● **Exercise details**
The lines to extract run from the first line of the material below to the line containing "const g = svg.append('g');", both included; leave the pictures behind.
>>>>
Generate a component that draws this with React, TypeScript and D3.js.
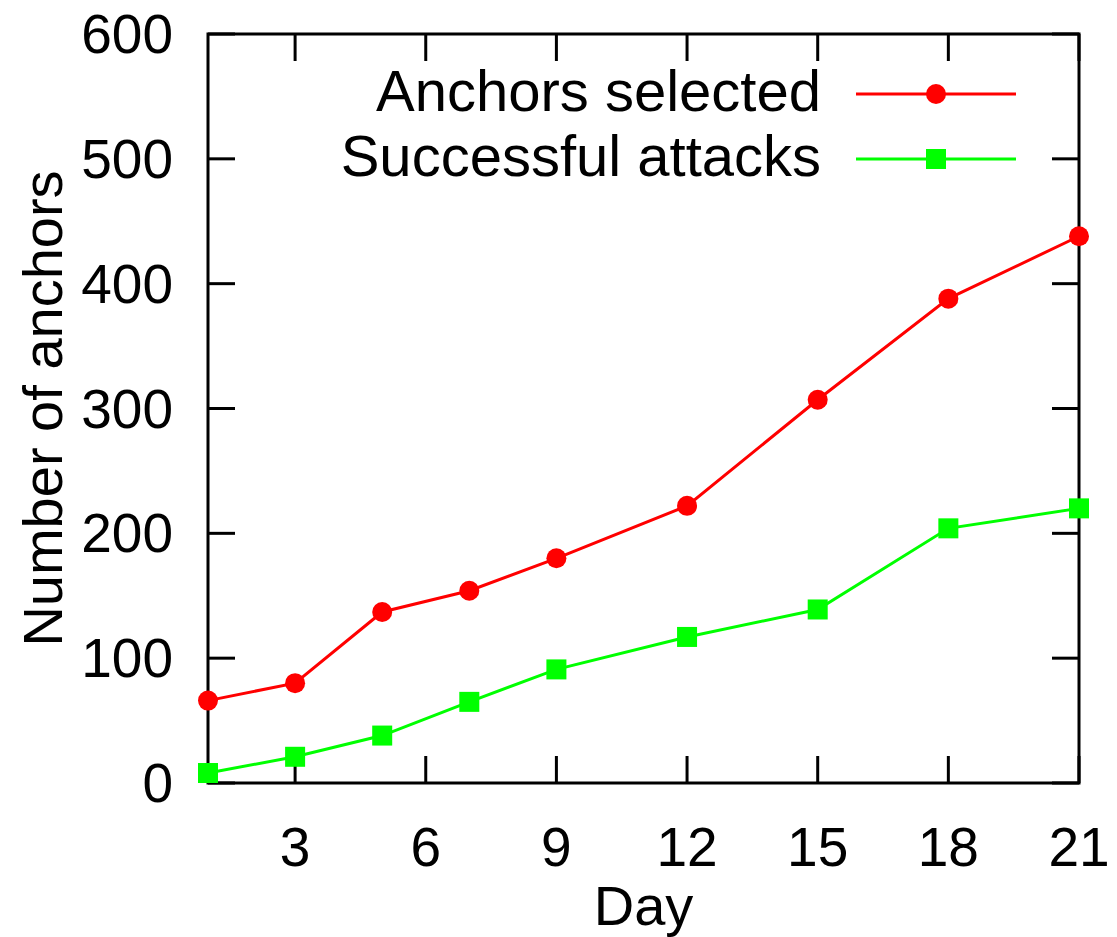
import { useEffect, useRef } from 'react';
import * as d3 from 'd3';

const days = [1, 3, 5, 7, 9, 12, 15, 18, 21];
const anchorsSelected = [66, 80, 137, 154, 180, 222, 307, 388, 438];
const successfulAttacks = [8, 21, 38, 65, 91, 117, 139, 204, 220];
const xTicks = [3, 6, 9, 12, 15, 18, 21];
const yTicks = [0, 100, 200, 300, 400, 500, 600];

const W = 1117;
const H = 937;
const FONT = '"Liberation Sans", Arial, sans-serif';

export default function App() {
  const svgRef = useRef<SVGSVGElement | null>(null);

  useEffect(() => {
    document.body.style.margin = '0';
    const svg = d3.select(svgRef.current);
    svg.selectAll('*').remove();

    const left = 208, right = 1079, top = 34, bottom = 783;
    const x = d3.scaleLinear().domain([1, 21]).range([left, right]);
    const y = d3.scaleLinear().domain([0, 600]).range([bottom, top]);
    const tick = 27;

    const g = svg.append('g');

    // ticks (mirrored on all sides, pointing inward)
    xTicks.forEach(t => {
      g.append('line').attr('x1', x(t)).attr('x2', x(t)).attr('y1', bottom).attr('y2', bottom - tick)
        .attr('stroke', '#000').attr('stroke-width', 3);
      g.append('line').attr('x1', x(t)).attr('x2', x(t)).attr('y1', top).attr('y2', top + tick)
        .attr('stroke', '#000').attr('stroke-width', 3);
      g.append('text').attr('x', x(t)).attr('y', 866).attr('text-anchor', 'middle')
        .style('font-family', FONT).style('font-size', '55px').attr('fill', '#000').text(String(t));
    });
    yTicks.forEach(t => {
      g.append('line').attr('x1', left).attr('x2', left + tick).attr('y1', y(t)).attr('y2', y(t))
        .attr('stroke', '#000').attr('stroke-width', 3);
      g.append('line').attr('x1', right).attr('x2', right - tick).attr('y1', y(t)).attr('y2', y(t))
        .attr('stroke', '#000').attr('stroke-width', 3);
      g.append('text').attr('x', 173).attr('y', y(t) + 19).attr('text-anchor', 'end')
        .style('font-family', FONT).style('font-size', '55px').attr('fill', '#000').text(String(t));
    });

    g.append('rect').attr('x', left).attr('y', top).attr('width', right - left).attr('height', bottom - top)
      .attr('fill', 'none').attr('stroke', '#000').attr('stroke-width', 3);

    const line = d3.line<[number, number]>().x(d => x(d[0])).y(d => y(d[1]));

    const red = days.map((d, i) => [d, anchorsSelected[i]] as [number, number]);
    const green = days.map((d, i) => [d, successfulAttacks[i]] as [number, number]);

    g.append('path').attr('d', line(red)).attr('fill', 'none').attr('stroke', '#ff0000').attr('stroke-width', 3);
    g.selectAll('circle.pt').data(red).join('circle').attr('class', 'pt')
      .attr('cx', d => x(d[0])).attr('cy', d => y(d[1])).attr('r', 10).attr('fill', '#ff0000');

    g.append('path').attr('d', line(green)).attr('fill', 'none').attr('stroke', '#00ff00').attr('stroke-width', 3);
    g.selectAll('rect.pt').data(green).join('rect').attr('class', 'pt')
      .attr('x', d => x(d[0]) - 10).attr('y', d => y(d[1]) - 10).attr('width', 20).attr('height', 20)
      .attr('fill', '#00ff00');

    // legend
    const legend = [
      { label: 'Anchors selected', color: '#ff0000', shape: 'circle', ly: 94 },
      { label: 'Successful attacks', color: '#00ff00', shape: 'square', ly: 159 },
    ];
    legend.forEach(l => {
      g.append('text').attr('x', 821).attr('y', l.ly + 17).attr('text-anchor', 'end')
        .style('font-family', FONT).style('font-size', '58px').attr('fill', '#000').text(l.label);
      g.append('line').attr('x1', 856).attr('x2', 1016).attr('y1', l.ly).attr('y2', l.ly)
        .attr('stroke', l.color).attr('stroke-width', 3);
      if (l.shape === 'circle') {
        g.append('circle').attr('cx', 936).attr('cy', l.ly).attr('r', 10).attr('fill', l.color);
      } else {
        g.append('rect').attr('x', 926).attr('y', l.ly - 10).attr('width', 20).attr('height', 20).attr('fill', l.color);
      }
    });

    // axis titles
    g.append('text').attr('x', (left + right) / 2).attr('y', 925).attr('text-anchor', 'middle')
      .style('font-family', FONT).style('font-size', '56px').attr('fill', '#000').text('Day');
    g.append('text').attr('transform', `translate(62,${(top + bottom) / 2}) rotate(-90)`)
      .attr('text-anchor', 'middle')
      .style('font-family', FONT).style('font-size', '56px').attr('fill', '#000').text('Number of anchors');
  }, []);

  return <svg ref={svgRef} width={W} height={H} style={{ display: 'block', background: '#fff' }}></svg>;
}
<<<<
● **Worked solution**
Generate a component that draws this with React, TypeScript and D3.js.
import { useEffect, useRef } from 'react';
import * as d3 from 'd3';

const days = [1, 3, 5, 7, 9, 12, 15, 18, 21];
const anchorsSelected = [66, 80, 137, 154, 180, 222, 307, 388, 438];
const successfulAttacks = [8, 21, 38, 65, 91, 117, 139, 204, 220];
const xTicks = [3, 6, 9, 12, 15, 18, 21];
const yTicks = [0, 100, 200, 300, 400, 500, 600];

const W = 1117;
const H = 937;
const FONT = '"Liberation Sans", Arial, sans-serif';

export default function App() {
  const svgRef = useRef<SVGSVGElement | null>(null);

  useEffect(() => {
    document.body.style.margin = '0';
    const svg = d3.select(svgRef.current);
    svg.selectAll('*').remove();

    const left = 208, right = 1079, top = 34, bottom = 783;
    const x = d3.scaleLinear().domain([1, 21]).range([left, right]);
    const y = d3.scaleLinear().domain([0, 600]).range([bottom, top]);
    const tick = 27;

    const g = svg.append('g');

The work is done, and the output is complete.